Leave out the pictures, and return only the lines running from the one that contains "Generate a Python" to the one that contains "df = pd.DataFrame(rows)", both included, exactly as they appear.

- [DATA FOR THIS TASK]
- - - - -
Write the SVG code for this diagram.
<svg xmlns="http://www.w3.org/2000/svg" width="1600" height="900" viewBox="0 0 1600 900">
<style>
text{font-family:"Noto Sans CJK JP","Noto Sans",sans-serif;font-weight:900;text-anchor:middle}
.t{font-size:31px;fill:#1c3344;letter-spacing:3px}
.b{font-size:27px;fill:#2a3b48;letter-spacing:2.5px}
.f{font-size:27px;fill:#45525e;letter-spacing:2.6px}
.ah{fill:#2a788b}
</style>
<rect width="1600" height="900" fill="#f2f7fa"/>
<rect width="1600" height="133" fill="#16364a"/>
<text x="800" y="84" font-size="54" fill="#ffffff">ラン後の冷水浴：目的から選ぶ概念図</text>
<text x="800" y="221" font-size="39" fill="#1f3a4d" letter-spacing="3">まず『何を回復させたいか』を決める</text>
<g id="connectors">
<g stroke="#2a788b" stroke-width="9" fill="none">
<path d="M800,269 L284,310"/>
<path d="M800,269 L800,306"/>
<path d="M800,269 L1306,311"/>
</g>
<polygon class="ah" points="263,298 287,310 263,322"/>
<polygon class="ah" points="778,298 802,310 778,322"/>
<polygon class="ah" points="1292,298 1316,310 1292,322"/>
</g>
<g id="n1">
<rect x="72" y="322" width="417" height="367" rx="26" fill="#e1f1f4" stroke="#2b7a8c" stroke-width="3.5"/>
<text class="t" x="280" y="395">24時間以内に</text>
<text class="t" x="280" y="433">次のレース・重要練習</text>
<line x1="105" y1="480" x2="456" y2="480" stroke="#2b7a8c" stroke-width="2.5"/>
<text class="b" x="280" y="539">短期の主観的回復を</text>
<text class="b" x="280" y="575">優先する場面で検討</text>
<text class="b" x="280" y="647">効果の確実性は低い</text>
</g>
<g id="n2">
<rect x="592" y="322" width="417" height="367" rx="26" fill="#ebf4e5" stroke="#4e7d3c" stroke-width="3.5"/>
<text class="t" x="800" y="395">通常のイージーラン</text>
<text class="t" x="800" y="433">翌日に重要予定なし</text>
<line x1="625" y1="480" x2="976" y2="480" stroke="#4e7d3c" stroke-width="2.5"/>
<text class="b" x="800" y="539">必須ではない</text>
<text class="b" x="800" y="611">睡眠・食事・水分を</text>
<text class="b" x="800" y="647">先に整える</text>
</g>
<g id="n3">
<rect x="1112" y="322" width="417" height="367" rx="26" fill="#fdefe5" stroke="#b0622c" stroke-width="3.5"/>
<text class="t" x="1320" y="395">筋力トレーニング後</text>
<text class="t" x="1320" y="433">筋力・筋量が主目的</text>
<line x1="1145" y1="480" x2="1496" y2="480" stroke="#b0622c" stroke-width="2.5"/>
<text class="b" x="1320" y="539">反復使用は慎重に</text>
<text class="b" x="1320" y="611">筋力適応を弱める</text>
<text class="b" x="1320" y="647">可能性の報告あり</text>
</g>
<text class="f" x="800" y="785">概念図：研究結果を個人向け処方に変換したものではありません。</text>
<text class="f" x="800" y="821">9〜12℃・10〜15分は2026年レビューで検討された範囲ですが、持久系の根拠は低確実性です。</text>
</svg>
- - - - -
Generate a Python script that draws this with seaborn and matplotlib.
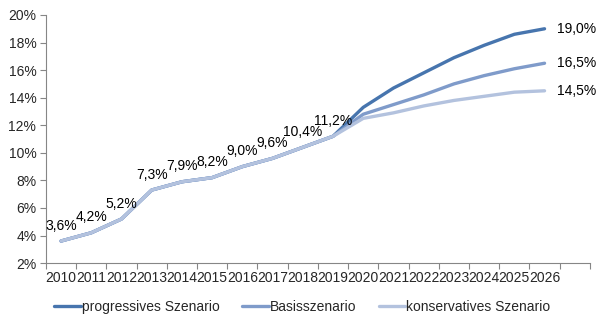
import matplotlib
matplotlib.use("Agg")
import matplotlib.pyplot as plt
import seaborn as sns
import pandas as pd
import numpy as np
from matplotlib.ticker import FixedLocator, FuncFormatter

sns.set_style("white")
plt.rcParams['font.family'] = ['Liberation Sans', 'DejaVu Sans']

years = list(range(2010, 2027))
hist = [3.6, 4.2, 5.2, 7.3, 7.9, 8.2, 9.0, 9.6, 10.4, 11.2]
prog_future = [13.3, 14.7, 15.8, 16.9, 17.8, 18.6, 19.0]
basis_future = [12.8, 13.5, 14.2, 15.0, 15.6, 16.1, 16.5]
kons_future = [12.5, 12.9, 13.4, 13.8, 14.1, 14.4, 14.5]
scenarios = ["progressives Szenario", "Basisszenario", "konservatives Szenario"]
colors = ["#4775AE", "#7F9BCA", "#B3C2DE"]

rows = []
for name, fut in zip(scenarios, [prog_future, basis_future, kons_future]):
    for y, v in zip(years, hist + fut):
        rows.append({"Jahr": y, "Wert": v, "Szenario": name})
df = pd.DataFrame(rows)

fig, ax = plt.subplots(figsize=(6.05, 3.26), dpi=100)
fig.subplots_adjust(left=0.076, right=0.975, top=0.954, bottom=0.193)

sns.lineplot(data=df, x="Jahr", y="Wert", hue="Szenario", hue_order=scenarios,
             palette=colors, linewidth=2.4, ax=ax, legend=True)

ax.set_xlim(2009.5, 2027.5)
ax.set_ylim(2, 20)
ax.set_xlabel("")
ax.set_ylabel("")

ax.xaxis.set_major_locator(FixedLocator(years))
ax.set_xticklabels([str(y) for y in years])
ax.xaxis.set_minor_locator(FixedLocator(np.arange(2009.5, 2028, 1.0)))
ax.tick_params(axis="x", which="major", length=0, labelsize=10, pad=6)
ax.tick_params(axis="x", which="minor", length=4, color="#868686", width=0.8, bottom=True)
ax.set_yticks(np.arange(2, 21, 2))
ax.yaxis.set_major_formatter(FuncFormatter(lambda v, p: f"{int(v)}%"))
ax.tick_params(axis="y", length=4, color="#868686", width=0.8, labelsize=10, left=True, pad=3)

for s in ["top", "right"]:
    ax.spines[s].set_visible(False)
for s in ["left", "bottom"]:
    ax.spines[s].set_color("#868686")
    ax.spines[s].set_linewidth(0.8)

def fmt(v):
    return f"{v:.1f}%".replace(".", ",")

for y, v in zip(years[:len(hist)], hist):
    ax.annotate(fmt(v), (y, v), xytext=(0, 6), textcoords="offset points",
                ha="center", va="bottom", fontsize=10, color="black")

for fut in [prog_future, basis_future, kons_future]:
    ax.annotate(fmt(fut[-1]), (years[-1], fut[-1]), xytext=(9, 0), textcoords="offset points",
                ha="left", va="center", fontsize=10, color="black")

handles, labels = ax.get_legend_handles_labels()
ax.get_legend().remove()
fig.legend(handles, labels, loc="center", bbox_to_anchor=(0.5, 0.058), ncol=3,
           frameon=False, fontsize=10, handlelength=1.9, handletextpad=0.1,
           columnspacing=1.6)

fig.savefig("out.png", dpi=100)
- - - - -
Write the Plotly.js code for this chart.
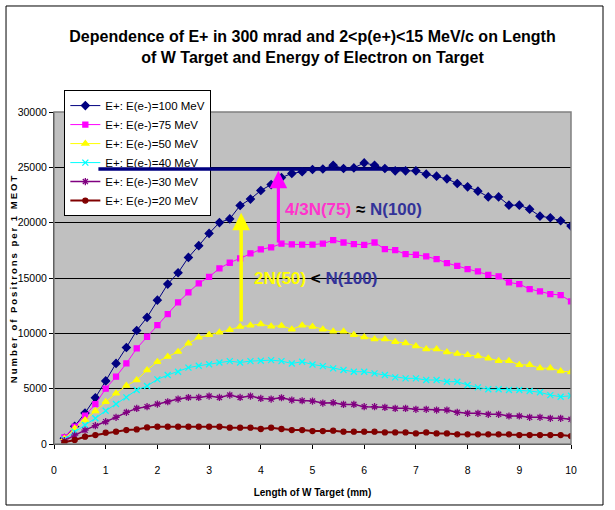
- - - - -
- [EXERCISE RESULT]
Generate a Python script that draws this with seaborn and matplotlib.
import matplotlib
matplotlib.use("Agg")
import matplotlib.pyplot as plt
import seaborn as sns
import pandas as pd
import numpy as np
from matplotlib.ticker import FixedLocator, FuncFormatter

sns.set_style("white")
plt.rcParams['font.family'] = ['Liberation Sans', 'DejaVu Sans']

years = list(range(2010, 2027))
hist = [3.6, 4.2, 5.2, 7.3, 7.9, 8.2, 9.0, 9.6, 10.4, 11.2]
prog_future = [13.3, 14.7, 15.8, 16.9, 17.8, 18.6, 19.0]
basis_future = [12.8, 13.5, 14.2, 15.0, 15.6, 16.1, 16.5]
kons_future = [12.5, 12.9, 13.4, 13.8, 14.1, 14.4, 14.5]
scenarios = ["progressives Szenario", "Basisszenario", "konservatives Szenario"]
colors = ["#4775AE", "#7F9BCA", "#B3C2DE"]

rows = []
for name, fut in zip(scenarios, [prog_future, basis_future, kons_future]):
    for y, v in zip(years, hist + fut):
        rows.append({"Jahr": y, "Wert": v, "Szenario": name})
df = pd.DataFrame(rows)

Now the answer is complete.